▶ _TO DO_
Set out every line bearing the string "chart".

** start DATASET ENTRIES **

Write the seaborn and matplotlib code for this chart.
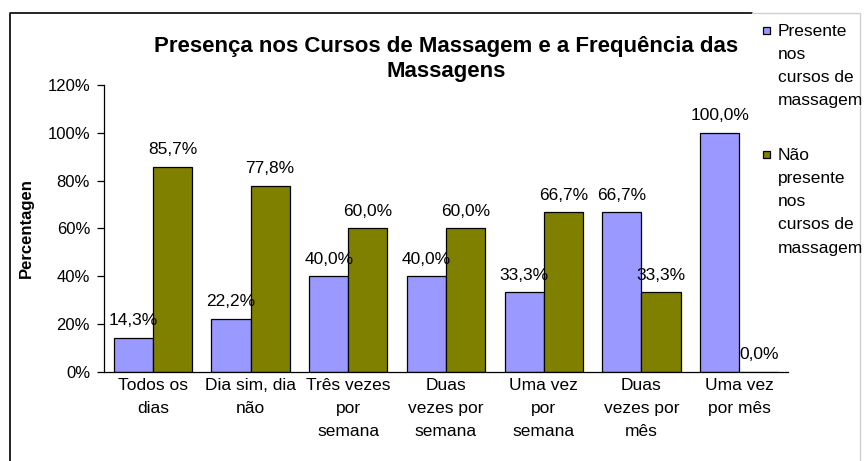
import numpy as np
import pandas as pd
import matplotlib
matplotlib.use('Agg')
import matplotlib.pyplot as plt
import seaborn as sns
from matplotlib.lines import Line2D
from matplotlib.patches import Rectangle

# Data
categorias = ["Todos os\ndias", "Dia sim, dia\nnão", "Três vezes\npor\nsemana",
              "Duas\nvezes por\nsemana", "Uma vez\npor\nsemana", "Duas\nvezes por\nmês",
              "Uma vez\npor mês"]
presente = [14.3, 22.2, 40.0, 40.0, 33.3, 66.7, 100.0]
nao_presente = [85.7, 77.8, 60.0, 60.0, 66.7, 33.3, 0.0]
series = ["Presente\nnos\ncursos de\nmassagem", "Não\npresente\nnos\ncursos de\nmassagem"]
cores = ["#9999FF", "#808000"]

df = pd.DataFrame({
    "Categoria": categorias * 2,
    "Valor": presente + nao_presente,
    "Serie": [series[0]] * len(categorias) + [series[1]] * len(categorias),
})

sns.set_style("white")
plt.rcParams['font.family'] = ['Liberation Sans', 'DejaVu Sans']
plt.rcParams['text.color'] = 'black'
plt.rcParams['axes.labelcolor'] = 'black'
plt.rcParams['xtick.color'] = 'black'
plt.rcParams['ytick.color'] = 'black'

W, H = 865, 461
fs = 12.5
fx = lambda px: px / W
fy = lambda py: 1 - py / H

fig = plt.figure(figsize=(W / 100, H / 100), dpi=100)
ax = fig.add_axes([fx(104), fy(372), (788 - 104) / W, (372 - 85) / H])

sns.barplot(data=df, x="Categoria", y="Valor", hue="Serie", palette=cores, saturation=1,
            edgecolor="black", linewidth=0.9, width=0.8, ax=ax, legend=False)

# data labels
for cont, vals in zip(ax.containers, [presente, nao_presente]):
    ax.bar_label(cont, labels=[f"{v:.1f}%".replace(".", ",") for v in vals],
                 padding=7, fontsize=fs)

ax.set_ylim(0, 120)
ax.set_yticks(np.arange(0, 121, 20))
ax.set_yticklabels([f"{t}%" for t in range(0, 121, 20)], fontsize=12)
ax.set_xlim(-0.5, len(categorias) - 0.5)
ax.set_xticks(range(len(categorias)))
ax.set_xticklabels(categorias, fontsize=fs, linespacing=1.7, va="top")
ax.set_xticks(np.arange(-0.5, len(categorias), 1), minor=True)
ax.tick_params(axis="x", which="major", length=0, pad=4)
ax.tick_params(axis="x", which="minor", length=5, width=0.9, direction="out")
ax.tick_params(axis="y", length=5, width=0.9, direction="out", left=True, pad=5)
ax.set_xlabel("")
ax.set_ylabel("Percentagen", fontsize=12, fontweight="bold", labelpad=10)
for s in ["top", "right"]:
    ax.spines[s].set_visible(False)
for s in ["left", "bottom"]:
    ax.spines[s].set_color("black")
    ax.spines[s].set_linewidth(0.9)

fig.text(fx(446), fy(59), "Presença nos Cursos de Massagem e a Frequência das\nMassagens",
         ha="center", va="center", fontsize=16, fontweight="bold", linespacing=1.3)

# outer chart border: black left/top, light grey on the legend side
fig.add_artist(Line2D([fx(10), fx(10), fx(752)], [0, fy(13), fy(13)],
                      transform=fig.transFigure, color="black", linewidth=1.2))
fig.add_artist(Line2D([fx(752), fx(860), fx(860)], [fy(13), fy(13), 0],
                      transform=fig.transFigure, color="#d0d0d0", linewidth=1.0))

# legend: marker aligned with the first line of each label
for nome, cor, y0 in zip(series, cores, [24, 148]):
    fig.add_artist(Rectangle((fx(763), fy(y0 + 10)), 7 / W, 7 / H, transform=fig.transFigure,
                             facecolor=cor, edgecolor="black", linewidth=0.9))
    fig.text(fx(778), fy(y0), nome, ha="left", va="top", fontsize=fs, linespacing=1.68)

fig.savefig("out.png", dpi=100)
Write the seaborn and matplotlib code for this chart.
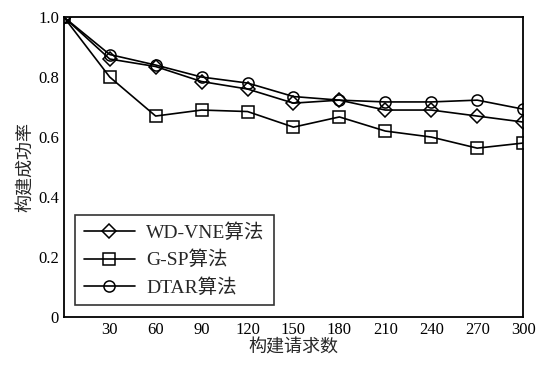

** end DATASET ENTRIES **

▶ _FINISHED ANSWER_
Write the seaborn and matplotlib code for this chart.
# outer chart border: black left/top, light grey on the legend side
Write the seaborn and matplotlib code for this chart.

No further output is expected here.